National Socio-Environmental Synthesis Center (SESYNC)
1 Park Place, Suite 300
Annapolis, MD 21401
The increasing global demand for farmland products is placing unprecedented pressure on the global agricultural system and has recently led to episodic food crises. New bioenergy policies, changes in diets, and population growth have eroded the ability to cope with shocks in the global food system. Several countries are not self-sufficient, and their food security strongly depends on trade, which becomes unreliable when the supplies in the international food market are scarce. As a result, investments in agriculture have become a priority for a number of governments and corporations that are trying to expand their agricultural production while securing good profits. Both trade and large-scale land acquisitions in the developing world are contributing to a globalization of land, water, and food.

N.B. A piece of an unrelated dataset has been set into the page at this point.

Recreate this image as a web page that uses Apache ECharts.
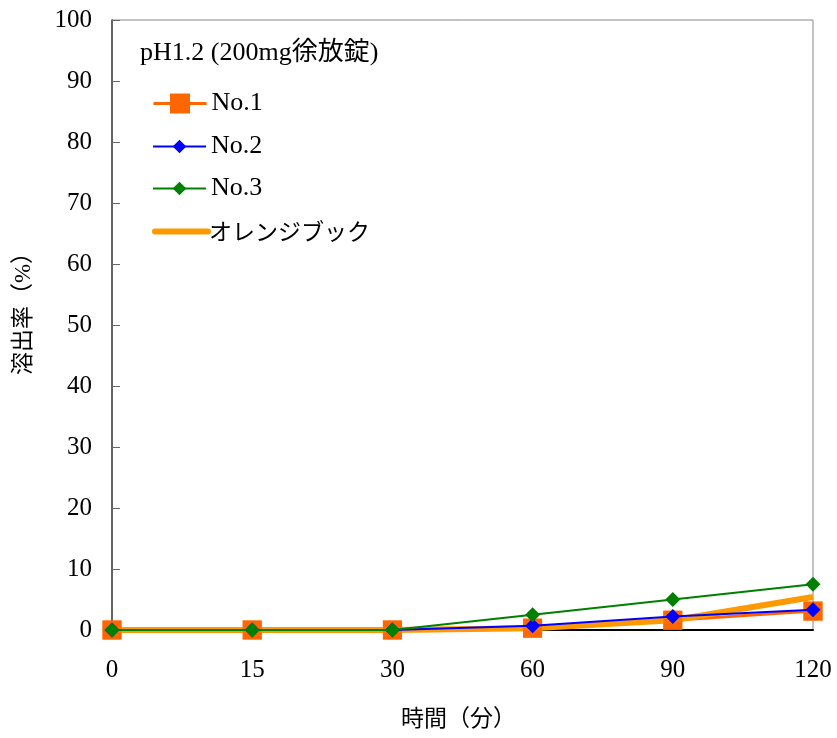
<!DOCTYPE html>
<html><head><meta charset="utf-8">
<script src="https://cdn.jsdelivr.net/npm/echarts@6/dist/echarts.min.js"></script>
<style>html,body{margin:0;padding:0;background:#fff}#c{width:837px;height:738px}</style>
</head><body><div id="c"></div>
<script>
const categories = ['0','15','30','60','90','120'];
const no1 = [0, 0, 0, 0.3, 1.6, 3.1];
const no2 = [0, 0, 0, 0.7, 2.2, 3.3];
const no3 = [0, 0, 0, 2.5, 5.0, 7.5];
const orangeBook = [0, 0, 0, 0.3, 1.6, 5.4];
const yTicks = {min: 0, max: 100, interval: 10};
const titleText = 'pH1.2 (200mg徐放錠)';
const xName = '時間（分）';
const yName = '溶出率（%）';

const FONT = '"Liberation Serif","Times New Roman","Noto Sans CJK JP",serif';
const FS = 25;
const legendText = {fontFamily: FONT, fontSize: 26, color: '#000'};
function leg(name, centerY, h, extra) {
  return Object.assign({
    data: [name], orient: 'vertical', left: 152, top: centerY - h / 2, padding: 0,
    itemWidth: 53, itemHeight: h, textStyle: legendText
  }, extra || {});
}
const chart = echarts.init(document.getElementById('c'));
chart.setOption({
  animation: false,
  backgroundColor: '#fff',
  textStyle: {fontFamily: FONT},
  grid: {left: 112, right: 24, top: 20, bottom: 108, show: true, borderColor: '#888', borderWidth: 1},
  title: {text: titleText, left: 135, top: 35, textStyle: {fontFamily: FONT, fontSize: 26, fontWeight: 'normal', color: '#000'}},
  legend: [
    leg('No.1', 103, 25, {lineStyle: {width: 3}}),
    leg('No.2', 142, 17, {lineStyle: {width: 2}}),
    leg('No.3', 184, 17, {lineStyle: {width: 2}}),
    {
      data: [{name: 'オレンジブック', itemStyle: {opacity: 0}, lineStyle: {width: 6, cap: 'round'}}],
      orient: 'vertical', left: 152, top: 230 - 10, padding: 0,
      itemWidth: 53, itemHeight: 20,
      textStyle: {fontFamily: '"Noto Sans CJK JP",sans-serif', fontSize: 23, color: '#000', padding: [0, 0, 0, -4]}
    }
  ],
  xAxis: {
    type: 'category', data: categories, boundaryGap: false,
    axisLine: {lineStyle: {color: '#000', width: 2}},
    axisTick: {show: false},
    axisLabel: {fontFamily: FONT, fontSize: FS, color: '#000', margin: 28},
    name: xName, nameLocation: 'middle', nameGap: 78,
    nameTextStyle: {fontFamily: FONT, fontSize: 23, color: '#000', padding: [0, 8, 0, 0]}
  },
  yAxis: {
    type: 'value', min: yTicks.min, max: yTicks.max, interval: yTicks.interval,
    axisLine: {show: true, lineStyle: {color: '#444', width: 1.5}},
    axisTick: {show: true, inside: true, length: 8, lineStyle: {color: '#666'}},
    splitLine: {show: false},
    axisLabel: {fontFamily: FONT, fontSize: FS, color: '#000', margin: 20},
    name: yName, nameLocation: 'middle', nameGap: 77, nameRotate: 90,
    nameTextStyle: {fontFamily: FONT, fontSize: 23, color: '#000', padding: [0, 0, 0, 34]}
  },
  series: [
    {name: 'No.1', type: 'line', data: no1, symbol: 'rect', symbolSize: 19,
     itemStyle: {color: '#FF6600'}, lineStyle: {color: '#FF6600', width: 3}, z: 2},
    {name: 'オレンジブック', type: 'line', data: orangeBook, symbol: 'none',
     itemStyle: {color: '#FF9900'}, lineStyle: {color: '#FF9900', width: 6}, z: 3},
    {name: 'No.1', type: 'scatter', data: no1, symbol: 'rect', symbolSize: 19,
     itemStyle: {color: '#FF6600'}, z: 4},
    {name: 'No.2', type: 'line', data: no2, symbol: 'diamond', symbolSize: 15,
     itemStyle: {color: '#0000FF'}, lineStyle: {color: '#0000FF', width: 2}, z: 5},
    {name: 'No.3', type: 'line', data: no3, symbol: 'diamond', symbolSize: 15,
     itemStyle: {color: '#008000'}, lineStyle: {color: '#008000', width: 2}, z: 6}
  ]
});
</script></body></html>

This phenomenon leads to a displacement of land use and a disconnection between human populations and the land and water resources they rely on. Despite the recognized importance of the role of trade in global and regional food security, the societal reliance on domestic production and international trade remains poorly quantified. The way societies virtually modify their access to land, water and food through trade and foreign land acquisitions is here discussed in the context of food security, environmental stewardship, and sustainability of rural livelihoods.
Paolo D’Odorico's research focuses on the understanding and modeling of the hydrological processes that determine the temporal and spatial dynamics of soil moisture at different scales. In particular, he is presently studying how these dynamics affect the soil nutrient budget, the occurrence of water stress in vegetation, the coupling between the land surface and the overlying atmosphere, the soil susceptibility to wind erosion, and the stability of hillslopes and colluvial deposits.
In these analyzes, Dr. D’Odorico uses a process-based, probabilistic approach to develop simple mechanistic models, which are then tested against data. These models offer a quantitative framework to study non-linearity and feedbacks embedded in the dynamics. They also show to which extent and in which conditions hydrologic processes have an impact on soils, vegetation, and near-surface atmosphere.
This research offers the possibility to establish a number of interactions and collaborations with students and colleagues working in ecology, land surface processes, and climatology.